Shoe Dog: A memoir by Phil Knight

A memoir by the creator of Nike, Shoe Dog is a captivating read and a must read for anyone who wants to understand the really messy process of taking an innovative idea to market and building a successful business around it.

An honest and compelling read, Knight keeps readers engrossed in the journey through the 400 pages of the book.

This is not a “how to”, but a ringside view of an entrepreneur’s journey and a reminder that with persistence and grit (and little else) you can set out to achieve any dream.

In an interview with abc news, Phil was asked what he has to say to a young entrepreneur.

He says, “I think there’s a couple things that if you’re going to be an entrepreneur you better be prepared for: long hours and a lot of dark moments. And, I guess that’s one thing that is shown in the book… and I think you really have to have a passion about it… and have a reason to succeed. It isn’t just something you want to be. But you have to have a niche and a passion. You need those two things.”

Pithy with thought provoking quotes, the book is an easy read. What he puts down as prescient and probably the only advice that anyone should give, is a greta “mantra” to live by: “Don’t stop. Don’t even think about stopping until you get there, and don’t give much thought to where “there” is. whatever comes, just don’t stop.”

Adding a few snippets and quotes here from the book:

“Now, here, you see, it takes all the running you can do, to keep in the same place. If you want to get somewhere else, you must run at least twice as fast as that.”

“You are remembered… for the rules you break.”

“In the beginner’s mind there are many possibilities, but in the expert’s mind there are few. “—Shunryu

“Life is growth. You grow or you die.”

“There were many ways down Mount Fuji, according to my guidebook, but only one way up. Life lesson in that, I thought.”

“The art of competing,… is the art of forgetting… You must forget your limits. You must forget your doubts, your pain, your past. And when it’s not possible to forget it, you must negotiate with it”.

“Don’t tell people how to do things, tell them what to do and let them surprise you with their results.”

“Sometimes knowing when to give up, when to try something else, is genius. Giving up doesn’t mean stopping. Don’t ever stop.”
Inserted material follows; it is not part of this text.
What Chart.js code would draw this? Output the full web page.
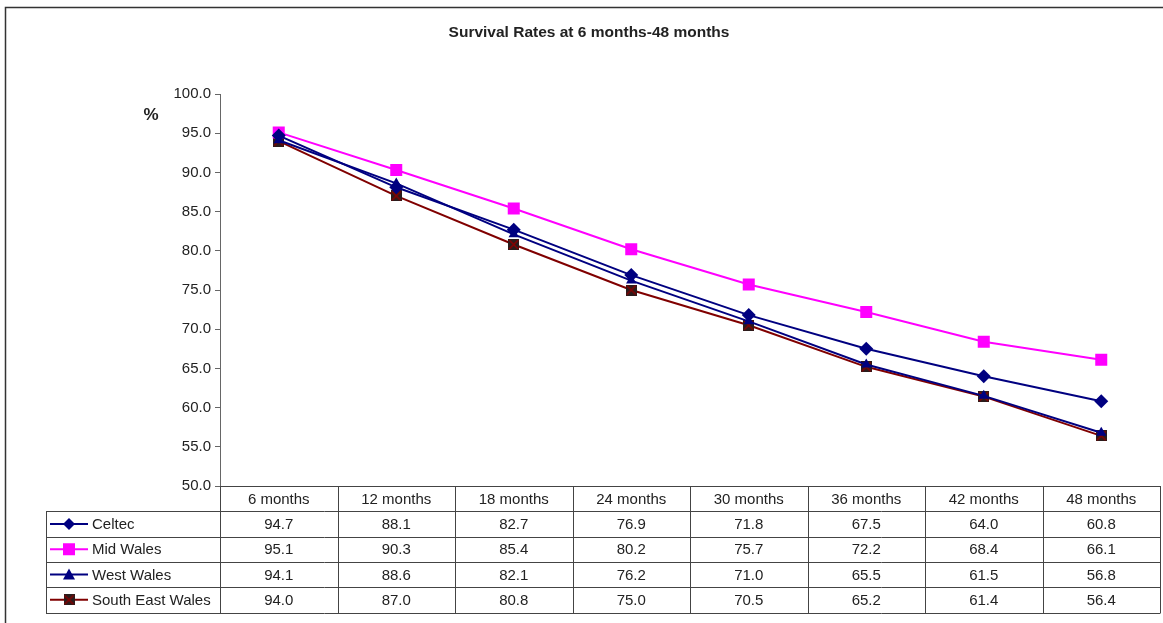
<!DOCTYPE html>
<html>
<head>
<meta charset="utf-8">
<title>Survival Rates at 6 months-48 months</title>
<script src="https://cdn.jsdelivr.net/npm/chart.js@4.4.1/dist/chart.umd.min.js"></script>
<style>
  html, body { margin: 0; padding: 0; background: #fff; }
  #wrap { position: relative; width: 1163px; height: 623px; }
</style>
</head>
<body>
<div id="wrap"><canvas id="chart" width="1163" height="623"></canvas></div>
<script>
const categories = ['6 months', '12 months', '18 months', '24 months', '30 months', '36 months', '42 months', '48 months'];
const celtec = [94.7, 88.1, 82.7, 76.9, 71.8, 67.5, 64.0, 60.8];
const midWales = [95.1, 90.3, 85.4, 80.2, 75.7, 72.2, 68.4, 66.1];
const westWales = [94.1, 88.6, 82.1, 76.2, 71.0, 65.5, 61.5, 56.8];
const southEastWales = [94.0, 87.0, 80.8, 75.0, 70.5, 65.2, 61.4, 56.4];
const seriesNames = ['Celtec', 'Mid Wales', 'West Wales', 'South East Wales'];
const chartTitle = 'Survival Rates at 6 months-48 months';

const FONT = '"Liberation Sans", Arial, sans-serif';

// dark square with a red cross, used for South East Wales
function crossBox(size) {
    const c = document.createElement('canvas');
    c.width = size; c.height = size;
    const g = c.getContext('2d');
    g.fillStyle = '#2a1c1c';
    g.fillRect(0, 0, size, size);
    g.strokeStyle = '#8b0000';
    g.lineWidth = 1.5;
    g.beginPath();
    g.moveTo(1, 1); g.lineTo(size - 1, size - 1);
    g.moveTo(size - 1, 1); g.lineTo(1, size - 1);
    g.stroke();
    return c;
}
const seMarker = crossBox(11);

const ctx = document.getElementById('chart').getContext('2d');

// legend marker drawing for the table
function drawKey(g, ds, i, x, y) {
    g.save();
    g.strokeStyle = ds.borderColor;
    g.lineWidth = 2;
    g.beginPath();
    g.moveTo(x - 19, y); g.lineTo(x + 19, y);
    g.stroke();
    g.fillStyle = ds.pointBackgroundColor;
    g.beginPath();
    if (i === 0) {
        g.moveTo(x, y - 6); g.lineTo(x + 6, y); g.lineTo(x, y + 6); g.lineTo(x - 6, y);
        g.closePath(); g.fill();
    } else if (i === 1) {
        g.fillRect(x - 6, y - 6, 12, 12);
    } else if (i === 2) {
        g.moveTo(x, y - 6); g.lineTo(x + 6, y + 5); g.lineTo(x - 6, y + 5);
        g.closePath(); g.fill();
    } else {
        g.drawImage(seMarker, x - 5.5, y - 5.5);
    }
    g.restore();
}

const extras = {
    id: 'extras',
    afterDraw(chart) {
        const g = chart.ctx;
        const xs = chart.scales.x;
        const area = chart.chartArea;
        const colW = xs.getPixelForValue(1) - xs.getPixelForValue(0);
        const rowH = 25.3;
        const top = area.bottom;
        const keyLeft = 46;
        const values = [celtec, midWales, westWales, southEastWales];

        g.save();
        // outer frame
        g.strokeStyle = '#333';
        g.lineWidth = 1.5;
        g.beginPath();
        g.moveTo(5.5, 623); g.lineTo(5.5, 7.5); g.lineTo(1163, 7.5);
        g.stroke();

        // title, centred a little right of the canvas middle like the original
        g.fillStyle = '#222';
        g.textAlign = 'center';
        g.textBaseline = 'middle';
        g.font = 'bold 15.5px ' + FONT;
        g.fillText(chartTitle, 589, 33);

        // % label
        g.font = 'bold 17px ' + FONT;
        g.fillText('%', 151, 115);

        // data table
        g.strokeStyle = '#444';
        g.lineWidth = 1;
        g.beginPath();
        g.moveTo(area.left, top + 0.5); g.lineTo(area.right, top + 0.5);
        for (let r = 1; r <= 4; r++) {
            const yy = Math.round(top + rowH * r) + 0.5;
            g.moveTo(keyLeft, yy); g.lineTo(area.right, yy);
        }
        const bottom = Math.round(top + rowH * 5) + 0.5;
        g.moveTo(keyLeft, bottom); g.lineTo(area.right, bottom);
        g.moveTo(keyLeft + 0.5, Math.round(top + rowH) + 0.5); g.lineTo(keyLeft + 0.5, bottom);
        for (let c = 0; c <= categories.length; c++) {
            const xx = Math.round(area.left + colW * c) + 0.5;
            g.moveTo(xx, top); g.lineTo(xx, bottom);
        }
        g.stroke();

        g.font = '15px ' + FONT;
        g.fillStyle = '#222';
        g.textAlign = 'center';
        categories.forEach((c, j) => {
            g.fillText(c, xs.getPixelForValue(j), top + rowH / 2 + 1);
        });
        values.forEach((vals, i) => {
            const yy = top + rowH * (i + 1.5) + 1;
            vals.forEach((v, j) => {
                g.fillText(v.toFixed(1), xs.getPixelForValue(j), yy);
            });
        });
        g.textAlign = 'left';
        seriesNames.forEach((n, i) => {
            const yy = top + rowH * (i + 1.5);
            drawKey(g, chart.data.datasets[i], i, 69, yy);
            g.fillText(n, 92, yy + 1);
        });
        g.restore();
    }
};

const chart = new Chart(ctx, {
    type: 'line',
    data: {
        labels: categories,
        datasets: [
            {
                label: seriesNames[0], data: celtec,
                borderColor: '#000080', backgroundColor: '#000080', pointBackgroundColor: '#000080',
                borderWidth: 2, pointStyle: 'rectRot', pointRadius: 7, pointBorderWidth: 0
            },
            {
                label: seriesNames[1], data: midWales,
                borderColor: '#ff00ff', backgroundColor: '#ff00ff', pointBackgroundColor: '#ff00ff',
                borderWidth: 2, pointStyle: 'rect', pointRadius: 8.5, pointBorderWidth: 0
            },
            {
                label: seriesNames[2], data: westWales,
                borderColor: '#000080', backgroundColor: '#000080', pointBackgroundColor: '#000080',
                borderWidth: 2, pointStyle: 'triangle', pointRadius: 6, pointBorderWidth: 0
            },
            {
                label: seriesNames[3], data: southEastWales,
                borderColor: '#800000', backgroundColor: '#800000', pointBackgroundColor: '#2a1c1c',
                borderWidth: 2, pointStyle: seMarker, pointRadius: 6, pointBorderWidth: 0
            }
        ]
    },
    options: {
        responsive: false,
        animation: false,
        events: [],
        layout: { autoPadding: false, padding: { left: 0, right: 3, top: 94, bottom: 129 } },
        plugins: {
            legend: { display: false },
            tooltip: { enabled: false },
            title: { display: false }
        },
        scales: {
            x: {
                offset: true,
                ticks: { display: false },
                grid: { display: false },
                border: { display: false }
            },
            y: {
                min: 50,
                max: 100,
                ticks: {
                    stepSize: 5,
                    color: '#222',
                    padding: 4,
                    font: { family: FONT, size: 15 },
                    callback: v => v.toFixed(1)
                },
                grid: { drawOnChartArea: false, tickLength: 5, color: '#666' },
                border: { color: '#666', width: 1 },
                afterFit: s => { s.width = 220; }
            }
        }
    },
    plugins: [extras]
});
</script>
</body>
</html>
“It’s never just business. It never will be. If it ever does become just business, that will mean that business is very bad.”

“Fight not to win, but to avoid losing. A surefire losing strategy.”

“I had an aching sense that our time is short, shorter than we ever know, shorter as a morning run, and I wanted mine to be meaningful. And purposeful. And creative. And important. Above all… different.”

“There’s kind of exuberant clarity in that pulsing half second before winning and losing are decided.”

“Fear of failure, I thought, will never be our downfall as a company. No that any of us thought we wouldn’t fail; in fact we had every expectation that we would. But when we did fail, we had faith that we’d do it fast, learn from it, and be better for it.”

His obsession with his shoe idea started while he was still s student at Stanford. And, by his own admission, a room full of scholars remained unmoved by his idea. He kept at it and borrowed the money needed to start his business from his reluctant father. His obsession with shoes on his journey across the world seems amusing– but should give us pause. That is probably the kind of fixation that one needs to chart a course.

His disbelief at Michelangelo’s misery while painting the Sistine Chapel and his observation, “If even Michelangelo didn’t like his work, I thought, what hope is there for the rest of us?” rings true, especially in this day and age, when the workforce seems disillusioned by the nature of work.

The book is a reminder that a journey– any journey– must have its pros and cons. And it exhorts its readers to seek their “calling”.

“If you’re following your calling, the fatigue will be easier to bear, the disappointments will be fuel, the highs will be like nothing you’ve ever felt.”

All in all, a recommended read for anyone who has an entrepreneurial inclination and is looking for a guide book of sorts as they traverse this terrain.